>> Begin Provided records

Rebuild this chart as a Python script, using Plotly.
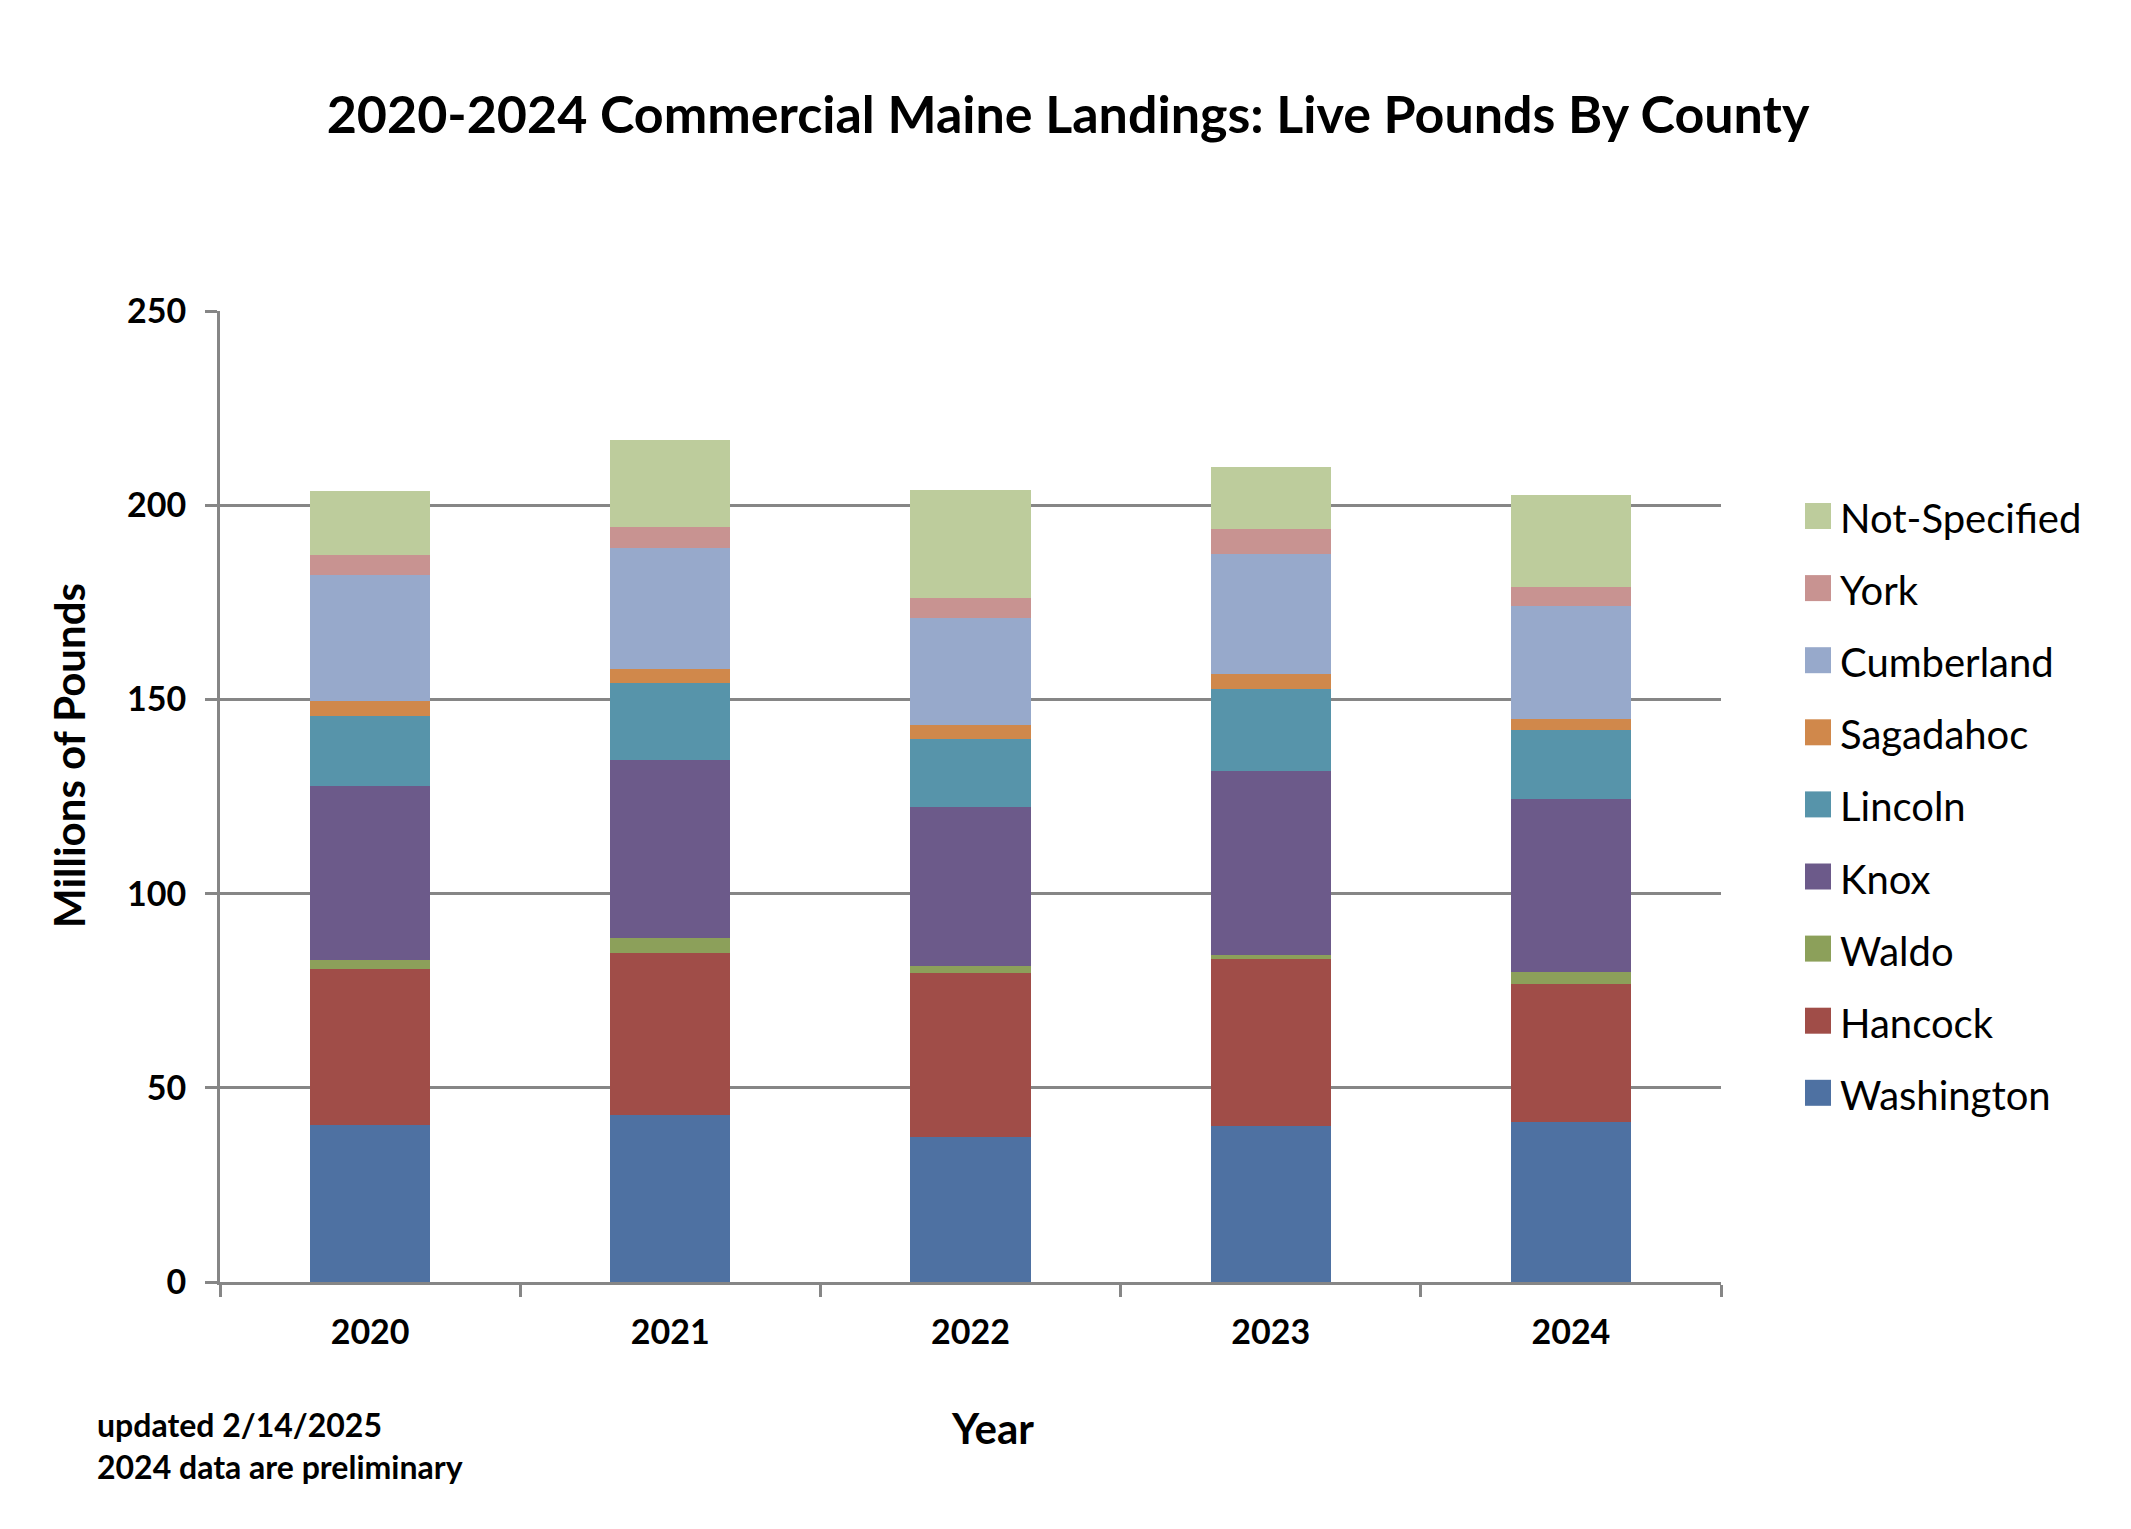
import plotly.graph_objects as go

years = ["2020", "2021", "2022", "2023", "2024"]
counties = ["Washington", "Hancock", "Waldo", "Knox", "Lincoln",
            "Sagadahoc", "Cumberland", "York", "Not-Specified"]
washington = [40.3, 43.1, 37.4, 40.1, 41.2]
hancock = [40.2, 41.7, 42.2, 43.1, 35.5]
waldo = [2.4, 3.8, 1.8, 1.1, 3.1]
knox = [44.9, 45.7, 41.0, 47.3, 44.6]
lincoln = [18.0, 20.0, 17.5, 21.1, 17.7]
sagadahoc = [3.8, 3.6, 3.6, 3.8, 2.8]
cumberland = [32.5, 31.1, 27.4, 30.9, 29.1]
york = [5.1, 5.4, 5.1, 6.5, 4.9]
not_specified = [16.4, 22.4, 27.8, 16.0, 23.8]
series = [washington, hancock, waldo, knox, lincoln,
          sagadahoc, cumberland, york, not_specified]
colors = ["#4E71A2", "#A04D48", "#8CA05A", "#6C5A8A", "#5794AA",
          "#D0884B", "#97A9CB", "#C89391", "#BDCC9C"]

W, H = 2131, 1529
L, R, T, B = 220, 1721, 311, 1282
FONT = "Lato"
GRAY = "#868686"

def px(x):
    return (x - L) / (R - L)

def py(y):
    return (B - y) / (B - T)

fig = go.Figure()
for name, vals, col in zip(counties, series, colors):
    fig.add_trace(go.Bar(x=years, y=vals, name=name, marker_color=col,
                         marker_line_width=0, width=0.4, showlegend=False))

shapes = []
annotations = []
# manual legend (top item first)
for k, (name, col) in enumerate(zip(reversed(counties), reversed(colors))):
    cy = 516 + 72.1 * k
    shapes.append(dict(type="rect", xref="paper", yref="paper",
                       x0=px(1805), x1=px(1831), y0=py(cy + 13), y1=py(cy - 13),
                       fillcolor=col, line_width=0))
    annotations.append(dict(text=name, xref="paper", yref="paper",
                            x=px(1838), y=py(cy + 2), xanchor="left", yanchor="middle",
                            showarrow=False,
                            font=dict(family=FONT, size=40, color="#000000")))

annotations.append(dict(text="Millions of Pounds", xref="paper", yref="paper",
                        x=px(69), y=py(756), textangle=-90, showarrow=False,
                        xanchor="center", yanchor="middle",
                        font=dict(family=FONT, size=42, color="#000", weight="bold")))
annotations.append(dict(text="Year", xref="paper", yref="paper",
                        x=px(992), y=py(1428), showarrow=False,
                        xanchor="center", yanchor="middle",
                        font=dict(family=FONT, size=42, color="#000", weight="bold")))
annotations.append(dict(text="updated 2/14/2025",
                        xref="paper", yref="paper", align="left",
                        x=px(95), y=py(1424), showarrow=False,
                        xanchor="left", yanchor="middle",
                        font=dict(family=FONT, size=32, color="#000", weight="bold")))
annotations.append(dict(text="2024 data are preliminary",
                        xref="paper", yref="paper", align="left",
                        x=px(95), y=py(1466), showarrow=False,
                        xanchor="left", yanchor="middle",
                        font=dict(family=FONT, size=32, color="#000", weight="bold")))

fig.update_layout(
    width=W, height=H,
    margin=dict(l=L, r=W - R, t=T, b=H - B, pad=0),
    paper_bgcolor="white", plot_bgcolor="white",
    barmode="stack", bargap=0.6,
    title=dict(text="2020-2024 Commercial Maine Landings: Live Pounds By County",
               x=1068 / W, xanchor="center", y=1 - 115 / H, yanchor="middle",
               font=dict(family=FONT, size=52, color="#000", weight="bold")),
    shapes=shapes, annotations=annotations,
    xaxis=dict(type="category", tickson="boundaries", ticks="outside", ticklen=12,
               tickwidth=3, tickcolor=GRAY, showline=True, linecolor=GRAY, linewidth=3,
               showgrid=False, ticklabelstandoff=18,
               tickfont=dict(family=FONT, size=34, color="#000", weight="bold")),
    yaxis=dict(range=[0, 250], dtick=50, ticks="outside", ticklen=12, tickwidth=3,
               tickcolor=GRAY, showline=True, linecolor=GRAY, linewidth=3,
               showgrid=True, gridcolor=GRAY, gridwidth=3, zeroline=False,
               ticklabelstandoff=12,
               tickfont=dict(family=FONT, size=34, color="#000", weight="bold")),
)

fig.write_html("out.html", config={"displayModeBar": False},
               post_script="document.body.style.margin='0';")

>> End Provided records
>> Begin Provided records

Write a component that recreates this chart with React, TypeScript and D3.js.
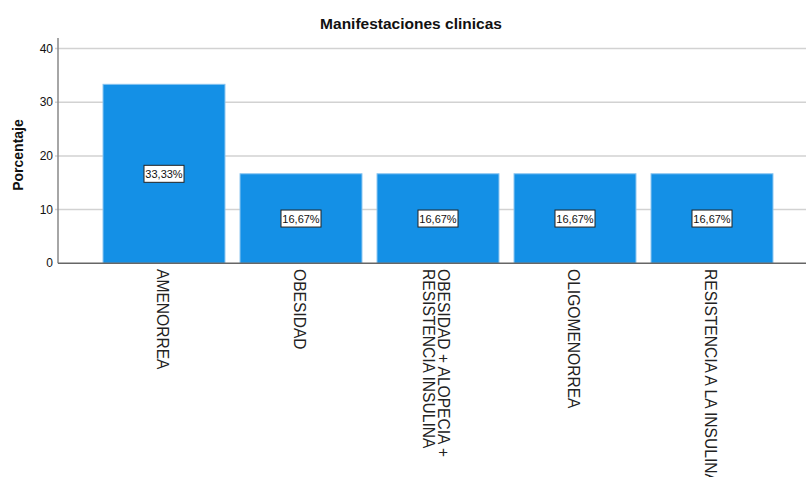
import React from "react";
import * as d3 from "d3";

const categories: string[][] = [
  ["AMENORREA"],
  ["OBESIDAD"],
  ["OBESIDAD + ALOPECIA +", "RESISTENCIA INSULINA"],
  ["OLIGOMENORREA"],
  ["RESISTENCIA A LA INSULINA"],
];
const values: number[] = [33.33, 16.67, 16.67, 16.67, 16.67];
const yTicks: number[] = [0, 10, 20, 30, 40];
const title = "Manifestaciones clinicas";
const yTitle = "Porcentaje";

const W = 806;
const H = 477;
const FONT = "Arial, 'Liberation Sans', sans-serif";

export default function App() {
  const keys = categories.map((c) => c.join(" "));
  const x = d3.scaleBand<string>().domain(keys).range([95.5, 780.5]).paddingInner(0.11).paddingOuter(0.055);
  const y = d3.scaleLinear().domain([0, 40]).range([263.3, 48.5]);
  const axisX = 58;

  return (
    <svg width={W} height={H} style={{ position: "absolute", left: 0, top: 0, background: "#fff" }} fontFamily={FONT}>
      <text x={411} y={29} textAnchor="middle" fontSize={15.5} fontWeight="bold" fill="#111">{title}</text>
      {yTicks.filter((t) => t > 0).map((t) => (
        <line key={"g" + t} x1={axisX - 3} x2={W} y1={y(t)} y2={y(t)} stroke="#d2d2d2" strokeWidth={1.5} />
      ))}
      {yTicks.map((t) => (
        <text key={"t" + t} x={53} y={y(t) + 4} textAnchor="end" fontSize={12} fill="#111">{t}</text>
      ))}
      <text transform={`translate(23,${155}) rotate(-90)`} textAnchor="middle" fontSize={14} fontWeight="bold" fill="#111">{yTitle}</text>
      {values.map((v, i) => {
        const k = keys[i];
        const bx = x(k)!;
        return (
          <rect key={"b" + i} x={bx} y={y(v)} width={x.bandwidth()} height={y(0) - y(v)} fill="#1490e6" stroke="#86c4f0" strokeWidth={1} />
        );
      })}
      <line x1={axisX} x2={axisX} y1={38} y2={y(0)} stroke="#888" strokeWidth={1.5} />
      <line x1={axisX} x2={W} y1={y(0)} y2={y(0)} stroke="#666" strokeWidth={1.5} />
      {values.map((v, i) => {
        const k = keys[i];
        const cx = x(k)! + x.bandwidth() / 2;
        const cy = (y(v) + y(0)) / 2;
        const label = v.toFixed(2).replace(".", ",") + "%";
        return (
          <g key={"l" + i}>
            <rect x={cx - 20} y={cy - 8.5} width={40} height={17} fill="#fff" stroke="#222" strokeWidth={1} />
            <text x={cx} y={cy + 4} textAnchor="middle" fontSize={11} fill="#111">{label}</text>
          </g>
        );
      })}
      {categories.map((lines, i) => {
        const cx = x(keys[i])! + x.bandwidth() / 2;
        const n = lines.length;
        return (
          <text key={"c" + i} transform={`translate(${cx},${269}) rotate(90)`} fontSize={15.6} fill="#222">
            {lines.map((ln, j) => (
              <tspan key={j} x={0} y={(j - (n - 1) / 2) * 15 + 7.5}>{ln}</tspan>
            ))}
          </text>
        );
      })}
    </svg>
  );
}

>> End Provided records
>> Begin Provided records

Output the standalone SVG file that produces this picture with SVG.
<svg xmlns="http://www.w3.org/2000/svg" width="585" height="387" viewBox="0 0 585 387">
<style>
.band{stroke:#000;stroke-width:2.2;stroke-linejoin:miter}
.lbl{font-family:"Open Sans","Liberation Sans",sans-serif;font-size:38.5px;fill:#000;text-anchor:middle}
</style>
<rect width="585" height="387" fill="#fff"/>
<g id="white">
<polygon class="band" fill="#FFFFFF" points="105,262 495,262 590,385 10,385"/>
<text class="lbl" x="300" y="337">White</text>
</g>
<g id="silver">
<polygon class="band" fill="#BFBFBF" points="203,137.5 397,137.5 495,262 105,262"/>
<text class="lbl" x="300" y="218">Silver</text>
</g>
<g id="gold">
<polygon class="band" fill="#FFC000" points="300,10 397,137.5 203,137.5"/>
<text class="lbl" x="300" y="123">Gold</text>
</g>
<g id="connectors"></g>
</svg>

>> End Provided records

--- Task statement ---
Print everything from the line with "Rebuild this chart" down to the line with "import plotly.graph_objects as go" in the entries above, both lines included and nothing more, without the pictures.

--- Complete output ---
Rebuild this chart as a Python script, using Plotly.
import plotly.graph_objects as go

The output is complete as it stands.